Like the purged government MWR file, TCE drums were buried on El Toro to prevent their discovery by the Marine Corps Inspector General after their use was no longer authorized.

Missing government Superfund records at El Toro include 30 years of engineering drawings for the base’s water distribution system (1955-1985), all of the original well construction drawings, the dates the base wells were abandoned, the government contract file for municipal water services with Irvine Ranch Water District.[i]

The official government contract file would include the justification for the award of the negotiated municipal water services contract, including the technical justification for the municipal water services when there was no known shortage of water in the aquifer at El Toro.[ii] The Navy cites lack of well pumping records after December 1950.  Our review showed that the pumping records were at best inaccurate.

At El Toro, the Navy was responsible for remediation and instructed its consulting engineer to inspect the first well scheduled for destruction in March 1998.  The consultant reported the well screen interval in the contaminated aquifer.  A water sample found TCEs in the well above the Maximum Contaminant Level (MCL).  In another well sealed in 2007, the Navy’s consulting engineer reported petroleum hydrocarbons (primarily motor oil) at a concentration of 1,600,000 milligram per kilogram (mg/kg), 170,000 mg/kg of diesel and gasoline, and methylene chloride, naphthalene, and 1,2,4-trimethylbenzene positively identified with the result less than “the Reporting Limit and greater than the Method Detection Limit.”  Another agricultural well on base was found contaminated with low levels of TCE in 1985 by the Orange County Water District.  After the well screen interval was found in the contaminated aquifer, the Navy sealed all remaining wells in concrete without looking for well screen intervals, the first point that water and contaminants enter a well. No physical inspection is possible now.  All the wells are wearing concrete shoes.

No Marine veteran of MCAS El Toro was notified of their possible exposure to chemical toxins and their health effects.  Like other veterans of the 130 military bases that are on the National Priorities List (EPA Superfund sites), Marine veterans of this base in Southern California who may be seriously ill from exposure to toxic chemicals have not connected the dots to military service.
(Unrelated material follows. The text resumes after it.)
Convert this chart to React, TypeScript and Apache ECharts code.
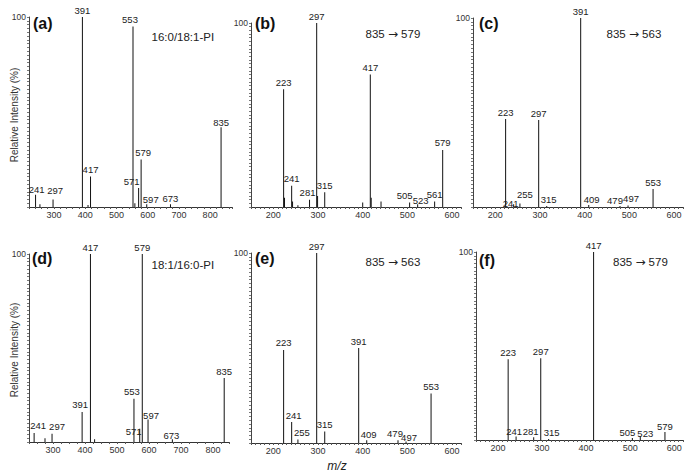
import React, { useEffect, useRef } from "react";
import * as echarts from "echarts";

// ---- Data (m/z, relative intensity %, labelled peaks) ----
const mzA = [241, 255, 297, 391, 409, 417, 553, 559, 571, 579, 597, 673, 835];
const intA = [6.5, 1.5, 4, 100, 1, 16, 95, 2, 10, 25, 1.5, 1.5, 42];
const labA = [241, 297, 391, 417, 553, 571, 579, 597, 673, 835];

const mzB = [223, 225, 241, 243, 255, 281, 297, 299, 315, 400, 417, 419, 441, 505, 523, 561, 579];
const intB = [64, 5, 11.5, 3, 1, 4, 100, 6, 8, 2.5, 72, 5, 3, 2.5, 1.5, 3, 31];
const labB = [223, 241, 281, 297, 315, 417, 505, 523, 561, 579];

const mzC = [223, 241, 255, 297, 315, 391, 409, 479, 497, 553];
const intC = [46.5, 1.5, 1.8, 46, 0.5, 100, 1, 0.5, 0.8, 9.5];
const labC = [223, 241, 255, 297, 315, 391, 409, 479, 497, 553];

const mzD = [241, 275, 297, 391, 417, 430, 553, 571, 579, 597, 673, 835];
const intD = [4.8, 2, 4.4, 16, 100, 1.5, 23, 7, 100, 12, 1.5, 34];
const labD = [241, 297, 391, 417, 553, 571, 579, 597, 673, 835];

const mzE = [223, 241, 255, 297, 315, 391, 409, 479, 497, 553];
const intE = [49, 11, 1.8, 100, 6, 50, 1.5, 1.5, 0.8, 26];
const labE = [223, 241, 255, 297, 315, 391, 409, 479, 497, 553];

const mzF = [223, 241, 281, 297, 315, 417, 505, 523, 579];
const intF = [43, 1.8, 1.5, 43.5, 0.5, 100, 1, 2, 4.3];
const labF = [223, 241, 281, 297, 315, 417, 505, 523, 579];

const panelLetters = ["(a)", "(b)", "(c)", "(d)", "(e)", "(f)"];
const panelNotes = ["16:0/18:1-PI", "835 \u2192 579", "835 \u2192 563", "18:1/16:0-PI", "835 \u2192 563", "835 \u2192 579"];
const yTitle = "Relative Intensity (%)";
const xTitle = "m/z";

// ---- Style: label nudges (px) ----
const offA: Record<number, number[]> = { 241: [1, 2], 297: [2, -2], 553: [-3, 0], 571: [-7, 0], 579: [2, 0], 597: [4, 2], 673: [0, 1], 835: [0, 2] };
const offB: Record<number, number[]> = { 281: [-2, 0], 505: [-5, 0], 523: [3, 3] };
const offC: Record<number, number[]> = { 241: [-3, 6], 255: [5, -2], 315: [2, 0], 409: [3, 1], 479: [-5, 1], 497: [3, 0] };
const offD: Record<number, number[]> = { 241: [4, 0], 297: [5, 0], 391: [-2, 0], 553: [-2, 0], 571: [-6, 10], 597: [3, 3], 673: [-1, 3] };
const offE: Record<number, number[]> = { 241: [2, 0], 255: [4, 0], 409: [2, 1], 479: [-3, 0], 497: [3, 3] };
const offF: Record<number, number[]> = { 241: [-2, 2], 281: [-3, 1], 315: [3, 0], 505: [-5, 1], 523: [5, 4], 579: [0, 2] };

const FONT = "'Liberation Sans', Arial, sans-serif";

const panels = [
  { mz: mzA, it: intA, lab: labA, off: offA, grid: { left: 29, top: 17, width: 203, height: 190 }, min: 220, max: 870, tick: 20, letter: [33, 23], note: [151.5, 37] },
  { mz: mzB, it: intB, lab: labB, off: offB, grid: { left: 251, top: 23, width: 210, height: 184 }, min: 150, max: 620, tick: 10, letter: [255, 23], note: [365.5, 34] },
  { mz: mzC, it: intC, lab: labC, off: offC, grid: { left: 473, top: 18, width: 210, height: 189 }, min: 150, max: 620, tick: 10, letter: [479, 23], note: [606.5, 34] },
  { mz: mzD, it: intD, lab: labD, off: offD, grid: { left: 29, top: 254, width: 200, height: 188 }, min: 225, max: 850, tick: 25, letter: [32, 258], note: [151.5, 265] },
  { mz: mzE, it: intE, lab: labE, off: offE, grid: { left: 251, top: 253, width: 210, height: 190 }, min: 150, max: 620, tick: 10, letter: [255, 258], note: [365.5, 262] },
  { mz: mzF, it: intF, lab: labF, off: offF, grid: { left: 476, top: 252, width: 209, height: 188 }, min: 150, max: 620, tick: 10, letter: [479, 260], note: [613, 262] },
];

function noteText(s: string) {
  const parts = s.split("\u2192");
  if (parts.length === 1) return `{t|${s}}`;
  return `{t|${parts[0]}}{arr|\u2192}{t|${parts[1]}}`;
}

export default function App() {
  const ref = useRef<HTMLDivElement>(null);
  useEffect(() => {
    if (!ref.current) return;
    const chart = echarts.init(ref.current, null, { renderer: "svg" });
    const graphic: any[] = [];
    panels.forEach((p, i) => {
      graphic.push({
        type: "text", x: p.letter[0], y: p.letter[1],
        style: { text: panelLetters[i], font: `bold 16px ${FONT}`, fill: "#111", align: "left", verticalAlign: "middle" },
      });
      graphic.push({
        type: "text", x: p.note[0], y: p.note[1],
        style: {
          text: noteText(panelNotes[i]), align: "left", verticalAlign: "middle",
          rich: {
            t: { fontSize: 11.5, fontFamily: FONT, fill: "#222", color: "#222" },
            arr: { fontSize: 12, fontFamily: "'DejaVu Sans', sans-serif", fill: "#222", color: "#222" },
          },
        },
      });
    });
    [115, 350].forEach((cy) => {
      graphic.push({
        type: "text", x: 14, y: cy, rotation: Math.PI / 2,
        style: { text: yTitle, font: `10px ${FONT}`, fill: "#333", align: "center", verticalAlign: "middle" },
      });
    });
    graphic.push({
      type: "text", x: 337, y: 466,
      style: { text: xTitle, font: `italic 12px ${FONT}`, fill: "#222", align: "center", verticalAlign: "middle" },
    });

    const option: any = {
      animation: false,
      backgroundColor: "#fff",
      textStyle: { fontFamily: FONT },
      grid: panels.map((p) => ({ ...p.grid, containLabel: false })),
      xAxis: panels.map((p, i) => ({
        type: "value", gridIndex: i, min: p.min, max: p.max, interval: p.tick,
        axisLine: { show: true, onZero: false, lineStyle: { color: "#333", width: 1 } },
        axisTick: { show: true, length: 2, lineStyle: { color: "#555", width: 1 } },
        axisLabel: {
          formatter: (v: number) => (Math.round(v) % 100 === 0 ? String(Math.round(v)) : ""),
          fontSize: 9, color: "#333", margin: 3, fontFamily: FONT,
        },
        splitLine: { show: false },
      })),
      yAxis: panels.map((p, i) => ({
        type: "value", gridIndex: i, min: 0, max: 100, interval: 2,
        axisLine: { show: true, lineStyle: { color: "#444", width: 1 } },
        axisTick: { show: true, length: 2, lineStyle: { color: "#777", width: 1 } },
        axisLabel: {
          formatter: (v: number) => (v === 100 ? "100" : ""),
          fontSize: 8.5, color: "#333", margin: 3, fontFamily: FONT,
        },
        splitLine: { show: false },
      })),
      series: panels.map((p, i) => ({
        type: "bar", xAxisIndex: i, yAxisIndex: i, barWidth: 1,
        itemStyle: { color: "#111" },
        label: {
          show: false, position: "top", distance: 2,
          formatter: (q: any) => String(q.value[0]),
          fontSize: 9.5, color: "#222", fontFamily: FONT,
        },
        data: p.mz.map((m, j) => ({
          value: [m, p.it[j]],
          label: { show: p.lab.includes(m), offset: p.off[m] || [0, 0] },
        })),
      })),
      graphic,
    };
    chart.setOption(option);
    return () => chart.dispose();
  }, []);
  return <div ref={ref} style={{ position: "fixed", left: 0, top: 0, width: 686, height: 472, background: "#fff" }} />;
}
On the East Coast, Camp Lejeune’s contaminated water wells have been the focus of national media attention for several years.  Several Congressional bills have been introduced but, no legislation passed to provide health care to the injured veterans and their dependents. The Marine Corps has notified some Lejeune veterans, but only after legislation was passed requiring them to do so.
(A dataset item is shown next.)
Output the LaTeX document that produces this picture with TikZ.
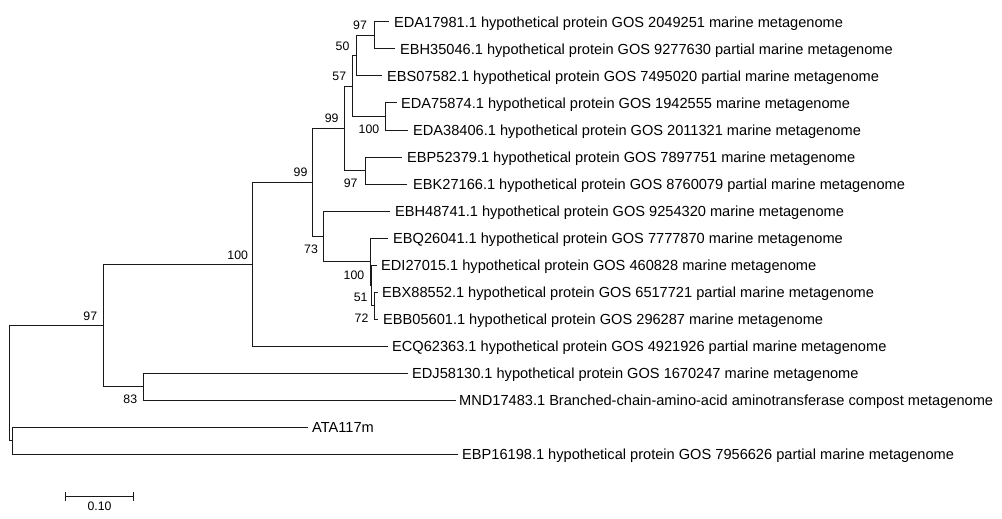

Veterans and dependents who were stationed at National Air Facility, Atsugi, Japan, while a Japanese incinerator spewed forth deadly dioxin only several feet above ground level, still await government health care. The U.S. Justice Department sued the owner of the incinerator in a Japanese court.  Before the case could be heard, the Japanese government purchased the private incinnator for $40 million and then quickly dismantled it.  A Senate bill to provide health care for both Atsugi and Lejeune veterans and establish a scientific Advisory Board to evaluate environmental hazards at military installations failed to reach the floor for a vote and died with the end of the 111th Congress.

Faced with a public health problem at Lejeune, the Marine Corps chose to wage a public relations campaign, denying responsibility for injuries and deaths caused by the contaminated well water (1957-1987).  The outcome may be settled by five lawsuits in Federal court, filed on behalf of former Lejeune dependents.

The documentation on Lejeune’s wells includes exposure to benzene, a known human carcinogen.  There’s no need to delay health care and reasonable compensation at Lejeune.  In the end, the Federal court may force a settlement, leaving  senior Marine Corps leadership in the position of apologizing for throwing Marine veterans and their dependents ‘under the bus’  and doing irreversible damage to their motto, ‘Semper Fidelis.’